Subtracting that does not remove the DC component. Using the Mean.vi is the typical way of removing a DC component. Either way the spectrum seems to have very little of interest. Its variations are a few parts in 10^15. That is almost certainly numeric round off in the calculations rather than anything meaningful in the data.
I do not have the Filter Design toolkit so I cannot comment on the filter.
If speed is an issue, do not use the Express VI for curve fitting. Express VIs tend to have a lot of overhead which makes them slower. I have not checked this one against the conventional curve fitting VIs. Also converting to waveforms before wiring to the FFT is wasted because the FFT converts back to array. Just use the array directly or use one of the waveform spectral VIs.
Lynn
06-09-2013 05:51 PM
Hi,
The data are OK, I am attaching the two files as .txt here:
06-10-2013 08:56 AM
BTW, your suggestion about using MEan.vi did not work. Because the drifting is changing in time.
06-11-2013 06:43 PM
Hi Ali8,
Could you explain further what you mean when you say it doesn't work? What are you expecting to see in your results?
Have you been able to identify a place in the code where the result is not what you'd expect? I'd recommend tracing it through to see where the value deviates from what it should be.
06-11-2013 07:59 PM - edited 06-11-2013 08:11 PM
One of your problems seems to be calculations resulting in NAN (see attached photo)...
However, there is something else that is quite strange and I'm not sure if it is related to the above problem: I probed your data and I just can't tell why there is such a huge lag between probe# 32 and 33 - there is nothing between them!! This seems a bit tricky, unless if someone else knows what would cause that!?

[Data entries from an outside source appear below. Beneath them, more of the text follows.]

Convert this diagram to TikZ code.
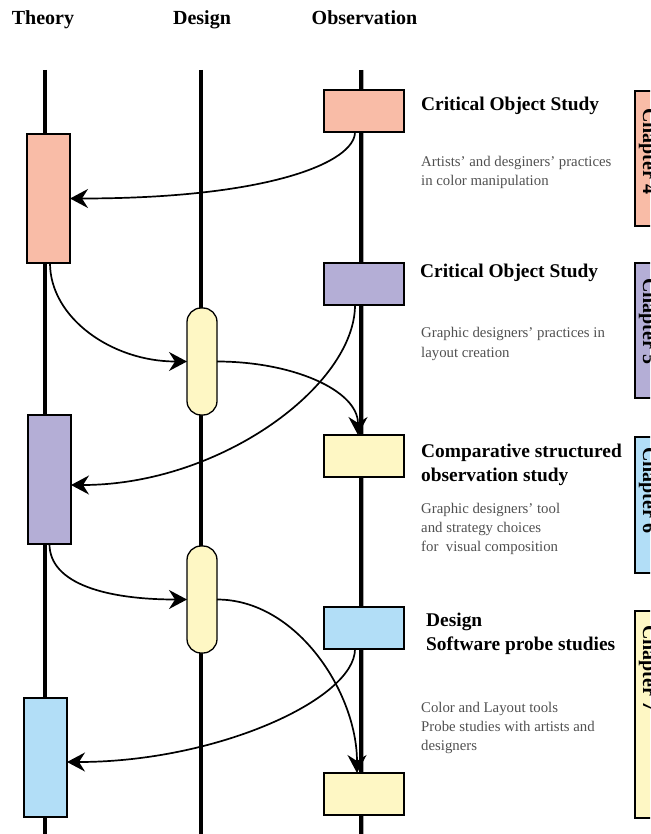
\documentclass[tikz,border=0pt]{standalone}
\usepackage{fontspec}
\setmainfont{Liberation Serif}
\usetikzlibrary{arrows.meta}
\definecolor{csal}{RGB}{249,188,167}
\definecolor{cpur}{RGB}{180,174,214}
\definecolor{cyel}{RGB}{254,247,196}
\definecolor{cblu}{RGB}{178,222,247}
\definecolor{descgray}{RGB}{80,80,80}
\begin{document}
\begin{tikzpicture}[x=1pt,y=-1pt,
  vline/.style={line width=4pt},
  box/.style={draw=black, line width=1.3pt, inner sep=0pt, outer sep=0pt, anchor=north west, rectangle},
  pill/.style={box, rounded corners=14pt},
  conn/.style={line width=1.7pt, -{Stealth[length=18pt,width=19pt,inset=6pt]}},
  head/.style={font=\fontsize{20}{24}\selectfont\bfseries, inner sep=0pt, anchor=base},
  ttl/.style={font=\fontsize{19.4}{24}\selectfont\bfseries, inner sep=0pt, anchor=base west},
  desc/.style={font=\fontsize{14.8}{19}\selectfont, text=descgray, inner sep=0pt, anchor=base west},
  chap/.style={font=\fontsize{20}{24}\selectfont\bfseries, inner sep=0pt, anchor=base west, rotate=-90}]
\useasboundingbox (0,0) rectangle (650,834);
\clip (0,0) rectangle (650,834);
% headers
\node[head] (hT) at (43,25) {Theory};
\node[head] (hD) at (202,25) {Design};
\node[head] (hO) at (364.5,25) {Observation};
% axes
\draw[vline] (44.7,70) -- (44.7,834);
\draw[vline] (201.3,70) -- (201.3,834);
\draw[line width=5.5pt, black!35] (361.3,70) -- (361.3,834);
\draw[vline] (361.3,70) -- (361.3,834);
% theory boxes
\node[box, fill=csal, minimum width=43pt, minimum height=129pt] (T1) at (27,134) {};
\node[box, fill=cpur, minimum width=43pt, minimum height=129pt] (T2) at (28,415) {};
\node[box, fill=cblu, minimum width=43pt, minimum height=119pt] (T3) at (24,698) {};
% design boxes
\node[pill, fill=cyel, minimum width=30pt, minimum height=107pt] (D1) at (187,308) {};
\node[pill, fill=cyel, minimum width=30pt, minimum height=107pt] (D2) at (187,546) {};
% observation boxes
\node[box, fill=csal, minimum width=80pt, minimum height=42pt] (O1) at (324,90) {};
\node[box, fill=cpur, minimum width=80pt, minimum height=42pt] (O2) at (324,263) {};
\node[box, fill=cyel, minimum width=80pt, minimum height=42pt] (O3) at (324,435) {};
\node[box, fill=cblu, minimum width=80pt, minimum height=42pt] (O4) at (324,607) {};
\node[box, fill=cyel, minimum width=80pt, minimum height=42pt] (O5) at (324,773) {};
% chapter boxes
\node[box, fill=csal, minimum width=30pt, minimum height=135pt] (C4) at (635,91) {};
\node[box, fill=cpur, minimum width=30pt, minimum height=135pt] (C5) at (635,263) {};
\node[box, fill=cblu, minimum width=30pt, minimum height=136pt] (C6) at (635,437) {};
\node[box, fill=cyel, minimum width=30pt, minimum height=207pt] (C7) at (635,611) {};
\node[chap] (C4t) at (643,108) {Chapter 4};
\node[chap] (C5t) at (643,278) {Chapter 5};
\node[chap] (C6t) at (643,447) {Chapter 6};
\node[chap] (C7t) at (643,625) {Chapter 7};
% texts
\node[ttl] (t1) at (421,111) {Critical Object Study};
\node[desc] (d1a) at (421,167) {Artists’ and desginers’ practices};
\node[desc] (d1b) at (421,186) {in color manipulation};
\node[ttl] (t2) at (420,277) {Critical Object Study};
\node[desc] (d2a) at (421,337) {Graphic designers’ practices in};
\node[desc] (d2b) at (421,357) {layout creation};
\node[ttl] (t3a) at (421,457) {Comparative structured};
\node[ttl] (t3b) at (421,481) {observation study};
\node[desc] (d3a) at (421,513) {Graphic designers’ tool};
\node[desc] (d3b) at (421,532) {and strategy choices};
\node[desc] (d3c) at (421,551) {for\ \ visual composition};
\node[ttl] (t4a) at (426,626) {Design};
\node[ttl] (t4b) at (426,650) {Software probe studies};
\node[desc] (d4a) at (421,712) {Color and Layout tools};
\node[desc] (d4b) at (421,731) {Probe studies with artists and};
\node[desc] (d4c) at (421,750) {designers};
% connectors
\draw[conn] ([xshift=-9pt]O1.south) .. controls +(0,30) and +(200,0) .. (T1.east);
\draw[conn] ([xshift=1.5pt]T1.south) .. controls +(0,55) and +(-75,0) .. (D1.west);
\draw[conn] (D1.east) .. controls +(75,0) and +(0,-45) .. ([xshift=-6pt]O3.north);
\draw[conn] ([xshift=-9pt]O2.south) .. controls +(0,80) and +(150,0) .. ([yshift=-5.5pt]T2.east);
\draw[conn] (T2.south) .. controls +(0,40) and +(-80,0) .. (D2.west);
\draw[conn] (D2.east) .. controls +(80,0) and +(0,-80) .. ([xshift=-7pt]O5.north);
\draw[conn] ([xshift=-9pt]O4.south) .. controls +(0,50) and +(150,0) .. ([yshift=-4.5pt]T3.east);
\end{tikzpicture}
\end{document}
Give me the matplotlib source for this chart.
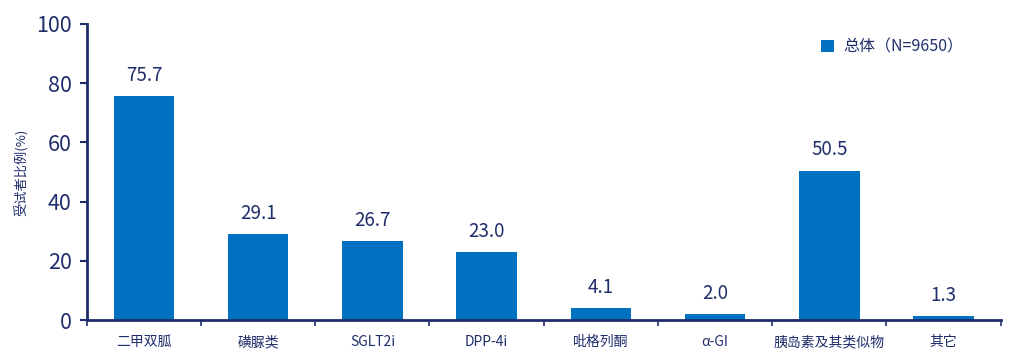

(your input data look fine, but it seems like your implemented math has issues - data in probe 33 do not look right.)
-DP
06-11-2013 09:41 PM - edited 06-11-2013 09:41 PM
@Dave.C:
Here since I provided only a sample of the data, it may not show clearly, but look at the following snapshot taken with the full data used:
As you can see, the data has an almost linear DC bias, using mean.vi I wasn't able to get rid of it. My implementation is fine as it get rid of the bias, as shown above.
Anyway this is not the issue here. Our problem is with the TF implementation.
@BTC_admin: I have no idea why, but I am looking at it.